Still I am home on these sea hills where my grandfather walked, sand in our shoes, and here I still hear him. Here he hovers in my grandmother’s smile, the scent of her perfume, the precious touch of her hand. His stories echo off the walls of the sea.
And I will suffer all your ghosts, California, to walk here with his.
I love this entry. I too revisit Northern CA with my lil H to tell him stories of his grandpa as we walk thru GGP taking in the smells of the ocean breeze and eucalyptus trees. This brought tears to my eyes. Thank you for sharing!
This comment brought me the best little moment of peace this morning, Bridgid – thank you for reminding me how much we all share.
If this part of your California past walked around the corner and saw you, I would do my Happy Dance and give you the biggest hug because I’d be so happy to see you. (In fact, several years ago I thought I saw you at the outdoor mall in Fremont and was completely confused for several moments!) But I understand a fraction of what you must have felt returning here, as there are places from my past that I avoid. So grateful that you had your hope and love with you, as I know those brought you peace, comfort, and strength.
Let us please arrange a “random” corner rounding in the very near future. That would make my whole trip! Perhaps in the spring… love back!
I would LOVE a “random” corner rounding! Let me know if you’re in my neck of the woods.

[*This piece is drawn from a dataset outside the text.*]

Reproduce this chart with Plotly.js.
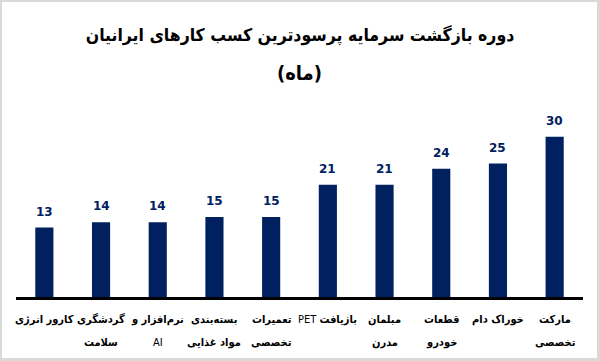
<!DOCTYPE html>
<html>
<head>
<meta charset="utf-8">
<script src="https://cdn.plot.ly/plotly-3.0.1.min.js"></script>
<style>
html,body{margin:0;padding:0;background:#fff;}
#wrap{position:relative;width:600px;height:361px;}
#chart{width:600px;height:361px;}
#frame{position:absolute;left:0;top:0;width:600px;height:361px;box-sizing:border-box;border:2px solid #d9d9d9;border-right-width:3px;border-bottom-width:3px;pointer-events:none;}
</style>
</head>
<body>
<div id="wrap"><div id="chart"></div><div id="frame"></div></div>
<script>
const categories = ["c1","c2","c3","c4","c5","c6","c7","c8","c9","c10"];
const labelLine1 = [
  "<b>کارور انرژی</b>",
  "<b>گردشگری</b>",
  "<b>نرم‌افزار و</b>",
  "<b>بسته‌بندی</b>",
  "<b>تعمیرات</b>",
  "PET <b>بازیافت</b>",
  "<b>مبلمان</b>",
  "<b>قطعات</b>",
  "<b>خوراک دام</b>",
  "<b>مارکت</b>"
];
const labelLine2 = [
  "",
  "<b>سلامت</b>",
  "AI",
  "<b>مواد غذایی</b>",
  "<b>تخصصی</b>",
  "",
  "<b>مدرن</b>",
  "<b>خودرو</b>",
  "",
  "<b>تخصصی</b>"
];
const values = [13, 14, 14, 15, 15, 21, 21, 24, 25, 30];
const titleLine1 = "دوره بازگشت سرمایه پرسودترین کسب کارهای ایرانیان";
const titleLine2 = "(ماه)";

const navy = "#002060";
const font = "DejaVu Sans, sans-serif";
const cfont = "DejaVu Sans Condensed, DejaVu Sans, sans-serif";

const trace = {
  type: "bar",
  x: categories,
  y: values,
  width: 0.32,
  marker: {color: navy},
  hoverinfo: "none"
};

const H = 361, T = 120, B = 64;
const py = (px) => (H - B - px) / (H - T - B);  // pixel row -> paper fraction

const annotations = values.map((v, i) => ({
  x: categories[i], y: v, xref: "x", yref: "y",
  text: "<b>" + v + "</b>", showarrow: false,
  yanchor: "bottom", yshift: 7,
  font: {family: font, size: 12, color: navy}
}));
labelLine1.forEach((t, i) => annotations.push({
  x: categories[i], y: py(319), xref: "x", yref: "paper", yanchor: "middle",
  text: t, showarrow: false,
  font: {family: cfont, size: 11, color: "#000"}
}));
labelLine2.forEach((t, i) => { if (t) annotations.push({
  x: categories[i], y: py(342), xref: "x", yref: "paper", yanchor: "middle",
  text: t, showarrow: false,
  font: {family: cfont, size: 11, color: "#000"}
}); });
annotations.push({
  x: 0.5, y: py(73), xref: "paper", yref: "paper", yanchor: "middle",
  text: "<b>" + titleLine2 + "</b>", showarrow: false,
  font: {family: cfont, size: 20, color: "#000"}
});

const layout = {
  width: 600, height: 361,
  margin: {l: 16, r: 17, t: T, b: B},
  paper_bgcolor: "#fff", plot_bgcolor: "#fff",
  showlegend: false,
  title: {
    text: "<b>" + titleLine1 + "</b>",
    x: 0.5, xanchor: "center", y: 1 - 35 / H, yanchor: "middle",
    font: {family: cfont, size: 17.5, color: "#000"}
  },
  xaxis: {
    type: "category", range: [-0.5, 9.5], showticklabels: false,
    showline: true, linecolor: "#000", linewidth: 3,
    ticks: "", showgrid: false, zeroline: false, fixedrange: true
  },
  yaxis: {
    range: [0, 33.15], visible: false, showgrid: false, zeroline: false, fixedrange: true
  },
  annotations: annotations
};

Plotly.newPlot("chart", [trace], layout, {displayModeBar: false, staticPlot: true});
</script>
</body>
</html>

I loved this. We went to the coast when I was a kid, and although I wouldn’t consider myself a beach girl by any stretch (I prefer the mountains), I love the wild beach of Northern California. Ryan and I discovered that we both visited the same beach near Jenner, CA when we were kids. <3
Love that. The California coast has its own lovely smell. I need a California coast candle. It would save on airfare significantly. 😉
I spent 20 wonderful years in Los Angeles, and although I don’t go back often, when I do, I get very nostalgic about my youthful self and all the fun I had there. I only wish I had kept journals more than sporadically…it would be such fun to read them now. Love you, Karyn!
Love you too! Seeing you folks is by far the best part of the visiting. By far.
Your daughter is gorgeous. I hope you had a great vacation.
Thanks Shauna! (back to sleuthing…) 😉
Aw, I’m envious! We also head “back home” to the Bay Area every spring break. We are already planning our trip and counting the days until the end of March… I love that my kids get to play at the same parks and beaches I played at and grow up knowing and loving the people we love and miss. And, of course, experience the mild, sunny weather and lack of rain! Have fun!
Heidi, it was 70 and sunny the whole time – amazing. We didn’t know how to dress ourselves appropriately. 🙂 Thanks for commenting!
I have read this entry over and over this morning. It brought me to tears because it reads exactly like my own experience with going home to California. It always feels like home… yet the ghosts and the roads not taken are everywhere. I love your blog more than you know… thank you for sharing such beautiful things.
Aw, Sarah, thank you. I am guilty of saying “I just feel so WEIRD being here.” about 200 times on every trip. Poor Fave. He handles my feeler feelings so very well.